C’est sûrement l’un des événements qui marquera la 20e édition de la conférence sur les rétrovirus qui a débuté dimanche 3 mars à Atlanta (Etats-Unis) : une enfant de deux ans et demi, contaminée à la naissance par le virus du sida n’en porte, aujourd’hui, plus aucune trace. Une histoire incroyable, unique au monde, mais qui demande de la prudence avant de prononcer le mot "guérison".

L'histoire débute à Baltimore il y a presque trois ans. Une femme originaire du Mississippi donne naissance à une fille. Les médecins découvrent alors que la mère était porteuse du virus VIH et qu’elle n’avait pas été soignée. Le risque d’avoir contaminé le bébé étant très élevé, plus de 30%, ils pratiquent des tests qui montrent une très forte suspicion de contamination.

Un traitement peu après la naissance

Une équipe de spécialistes de l’université Johns Hopkins de Baltimore est alors appelée à la rescousse pour s’occuper du bébé. Ces médecins décident de placer l’enfant dès sa trentième heure de vie sous un traitement à base de trois médicaments dits antirétroviraux, décision inhabituelle dans le cas d’un enfant, mais qui a pour but de combattre le virus le plus massivement possible.

Trois semaines après le début du traitement, le virus n’est plus détectable dans le sang de la fillette. Des tests répétés à de très nombreuses reprises montrent que le traitement est efficace. Mais les médecins vont perdre la trace de la fillette au bout de quelques mois et ne la revoir qu’à l’âge de vingt-trois mois. Ils apprennent à cette occasion qu’elle ne suit plus aucun traitement depuis qu’elle a un an et demi.

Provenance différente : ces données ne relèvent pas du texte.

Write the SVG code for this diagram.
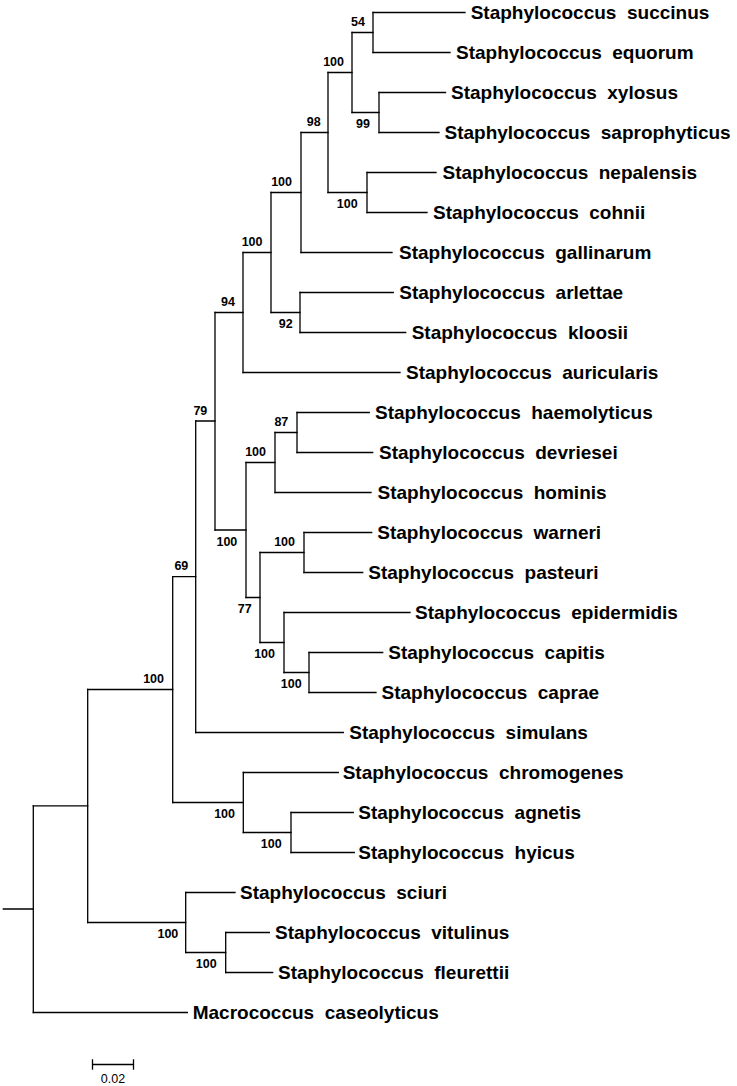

Les tests ne détectent aucune trace décelable du virus VIH

Mais, à leur grande surprise, les examens sanguins et tous les tests ultrasophistiqués qu’ils pratiquent montrent qu’il n’y a nulle trace décelable du virus VIH chez la fillette. Une situation qui perdure puisqu’ils revoient la fillette dix mois plus tard et toujours sans traitement. L’enfant, qui a actuellement trente-trois mois, ne montre aucune trace de la présence du virus.

Certains spécialistes restent sceptiques face à ce premier cas de "guérison" et avancent l’hypothèse que le bébé n’était peut-être pas infecté et que c’est une mauvaise interprétation des résultats qui a pu faire croire à une contamination.

Un cas de guérison "fonctionnelle"

Les spécialistes qui ont suivi l’enfant réfutent ardemment cette hypothèse et rappellent qu’ils ont multiplié les tests pour être sûrs de leur fait. Deborah Persaud, de l’université Johns Hopkins de Baltimore qui suit l’enfant, reste prudente et parle de "guérison fonctionnelle", un mot qui signifie que, certes, le virus n’est pas détectable, mais qu’il n’est peut-être pas complètement éliminé. Elle pense cependant que le traitement massif administré précocement a sans doute empêché le virus d’avoir le temps d’aller se cacher dans ce qu’on nomme des "réservoirs", des cellules abritées dans des ganglions où le virus "dort" en attendant de resurgir pour se multiplier.

L’équipe de Baltimore envisage maintenant d’évaluer cette stratégie de traitement massif sur d’autres enfants pour confirmer ce premier résultat plein d’espoir.